New on MyHeritage: Find family members in your email address books
We are happy to introduce our new "Find your family" feature.

It makes finding and adding people to your Family Site easier, by letting you check for family members in pretty much any email address book that you're using on the Web.
The site understands and shows you who from your email address books is already a MyHeritage member or even in your Family Tree, and then allows you to send invitations to these people.
In case you are wondering, we won't store your password or login information for any webmail you are using. So the service is very safe.
Just go to the "Find your family" option in your Family Site home page.
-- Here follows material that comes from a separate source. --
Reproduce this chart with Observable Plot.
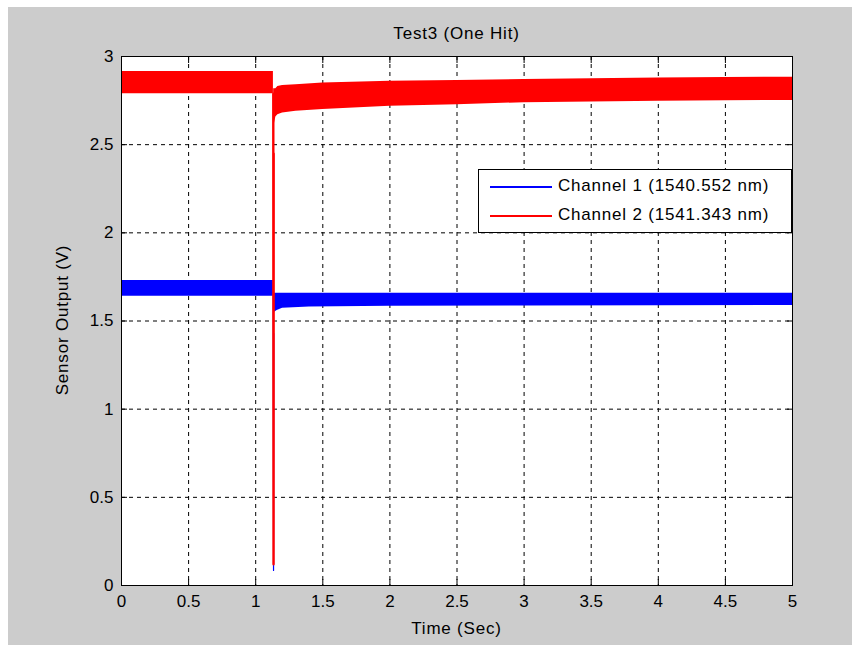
<!DOCTYPE html>
<html>
<head>
<meta charset="utf-8">
<script src="https://cdn.jsdelivr.net/npm/d3@7"></script>
<script src="https://cdn.jsdelivr.net/npm/@observablehq/plot@0.6"></script>
<style>
  html, body { margin: 0; padding: 0; background: #ffffff; }
  #wrap { position: relative; width: 861px; height: 652px; overflow: hidden; }
  #fig { position: absolute; left: 8px; top: 7px; width: 844px; height: 638px; background: #cccccc; }
  .txt { position: absolute; font-family: "Liberation Sans", Arial, Helvetica, sans-serif; font-size: 17px; letter-spacing: 0.8px; color: #000; white-space: nowrap; }
  #title { left: 121px; width: 671px; top: 24px; text-align: center; }
  #xlabel { left: 121px; width: 671px; top: 619px; text-align: center; }
  #ylabel { left: 63px; top: 320px; transform: translate(-50%, -50%) rotate(-90deg); }
  #chart { position: absolute; left: 0; top: 0; }
  #legend { position: absolute; left: 478px; top: 169px; width: 312px; height: 62px; background: #fff; border: 1px solid #000; }
  .lrow { position: absolute; left: 0; height: 20px; }
  .lline { position: absolute; left: 11px; width: 62px; height: 1.5px; top: 0; }
  .ltext { position: absolute; left: 79px; top: -10px; }
</style>
</head>
<body>
<div id="wrap">
  <div id="fig"></div>
  <div id="chart"></div>
  <div id="title" class="txt">Test3 (One Hit)</div>
  <div id="xlabel" class="txt">Time (Sec)</div>
  <div id="ylabel" class="txt">Sensor Output (V)</div>
  <div id="legend"></div>
</div>
<script>
// ---- Data ----
const xTicks = [0, 0.5, 1, 1.5, 2, 2.5, 3, 3.5, 4, 4.5, 5];
const yTicks = [0, 0.5, 1, 1.5, 2, 2.5, 3];

const seriesNames = ["Channel 1 (1540.552 nm)", "Channel 2 (1541.343 nm)"];
const seriesColors = ["#0000ff", "#ff0000"];

// Channel 1 (blue) noise band envelope, before the hit
const bluePreT  = [0, 0.5, 1.0, 1.132];
const bluePreLo = [1.64, 1.64, 1.64, 1.64];
const bluePreHi = [1.73, 1.73, 1.73, 1.73];
// Channel 1 band after the hit
const bluePostT  = [1.134, 1.14, 1.16, 1.2, 1.4, 2.0, 3.0, 4.0, 5.0];
const bluePostLo = [1.43, 1.55, 1.56, 1.572, 1.579, 1.583, 1.585, 1.587, 1.588];
const bluePostHi = [1.658, 1.658, 1.658, 1.658, 1.658, 1.658, 1.658, 1.658, 1.658];
// Channel 1 impact spike
const blueDropT = [1.131, 1.133, 1.134];
const blueDropV = [1.64, 0.085, 1.43];

// Channel 2 (red) noise band envelope, before the hit
const redPreT  = [0, 0.5, 1.0, 1.132];
const redPreLo = [2.789, 2.789, 2.789, 2.789];
const redPreHi = [2.915, 2.915, 2.915, 2.915];
// Channel 2 band after the hit
const redPostT  = [1.134, 1.14, 1.15, 1.165, 1.2, 1.3, 1.5, 2.0, 2.5, 3.0, 3.5, 4.0, 4.5, 5.0];
const redPostLo = [2.45, 2.62, 2.657, 2.67, 2.68, 2.69, 2.70, 2.718, 2.727, 2.738, 2.742, 2.746, 2.749, 2.751];
const redPostHi = [2.817, 2.817, 2.817, 2.83, 2.835, 2.84, 2.85, 2.859, 2.864, 2.87, 2.874, 2.878, 2.881, 2.883];
// Channel 2 impact spike
const redDropT = [1.131, 1.133, 1.134];
const redDropV = [2.789, 0.12, 2.45];

// ---- Build tables ----
const band = (T, lo, hi) => T.map((t, i) => ({t, lo: lo[i], hi: hi[i]}));
const line = (T, v) => T.map((t, i) => ({t, v: v[i]}));

const fmt = d => String(d);
const font = '"Liberation Sans", Arial, Helvetica, sans-serif';

const chart = Plot.plot({
  width: 861,
  height: 652,
  marginLeft: 121,
  marginRight: 69,
  marginTop: 56,
  marginBottom: 67,
  x: {domain: [0, 5], ticks: xTicks},
  y: {domain: [0, 3], ticks: yTicks},
  style: {background: "transparent", fontFamily: font, fontSize: "17px", color: "#000", overflow: "visible"},
  marks: [
    Plot.frame({fill: "#ffffff", stroke: "none"}),
    Plot.gridX(xTicks, {stroke: "#000", strokeOpacity: 1, strokeDasharray: "4,4", strokeWidth: 1}),
    Plot.gridY(yTicks, {stroke: "#000", strokeOpacity: 1, strokeDasharray: "4,4", strokeWidth: 1}),
    // Channel 1
    Plot.areaY(band(bluePreT, bluePreLo, bluePreHi), {x: "t", y1: "lo", y2: "hi", fill: seriesColors[0]}),
    Plot.areaY(band(bluePostT, bluePostLo, bluePostHi), {x: "t", y1: "lo", y2: "hi", fill: seriesColors[0]}),
    Plot.lineY(line(blueDropT, blueDropV), {x: "t", y: "v", stroke: seriesColors[0], strokeWidth: 1.2}),
    // Channel 2
    Plot.areaY(band(redPreT, redPreLo, redPreHi), {x: "t", y1: "lo", y2: "hi", fill: seriesColors[1]}),
    Plot.areaY(band(redPostT, redPostLo, redPostHi), {x: "t", y1: "lo", y2: "hi", fill: seriesColors[1]}),
    Plot.lineY(line(redDropT, redDropV), {x: "t", y: "v", stroke: seriesColors[1], strokeWidth: 2.4}),
    Plot.frame({stroke: "#000", strokeWidth: 1}),
    Plot.axisX(xTicks, {anchor: "bottom", tickSize: -6, tickPadding: 15, tickFormat: fmt, label: null, fill: "#000"}),
    Plot.axisX(xTicks, {anchor: "top", tickSize: -6, tickFormat: () => "", label: null}),
    Plot.axisY(yTicks, {anchor: "left", tickSize: -6, tickPadding: 14, tickFormat: fmt, label: null, fill: "#000"}),
    Plot.axisY(yTicks, {anchor: "right", tickSize: -6, tickFormat: () => "", label: null})
  ]
});
document.getElementById("chart").appendChild(chart);

// ---- Legend ----
const legend = document.getElementById("legend");
seriesNames.forEach((name, i) => {
  const row = document.createElement("div");
  row.className = "lrow";
  row.style.top = (16 + i * 29) + "px";
  const ln = document.createElement("div");
  ln.className = "lline";
  ln.style.background = seriesColors[i];
  const tx = document.createElement("div");
  tx.className = "txt ltext";
  tx.textContent = name;
  row.appendChild(ln);
  row.appendChild(tx);
  legend.appendChild(row);
});
</script>
</body>
</html>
There you can
import contacts and emails from your Gmail, Hotmail or Yahoo accounts and many other important email providers on the Web, as well as from the email software Microsoft Outlook.

Or you can invite more people manually, including their name and email address, as you do when you include a person directly into your family tree.
Family is about people, right? That's why we're happy about this feature, because it will help you to start inviting your closest ones, already in contact with you in other ways, to participate actively in making your family tree grow.
Finally, my own personal experience with this feature is also worth telling:
When I was trying it myself to write this post, I uploaded some email address from my Hotmail account and sent a few invitations to some relatives in my tree whom I hadn't formally invited before. One of them, my nephew, happened to be online at the same time. Right in front of my eyes he started to upload photos I've never seen of my family, editing profiles and building his father's branch of the tree. The tree got reshaped within minutes due to his collaboration. We exchanged a few emails on MyHeritage and caught up with what was going on in each other's lives. He's 15.000 km away, as the rest of my family is. It's funny because with a few fast clicks, I felt at home.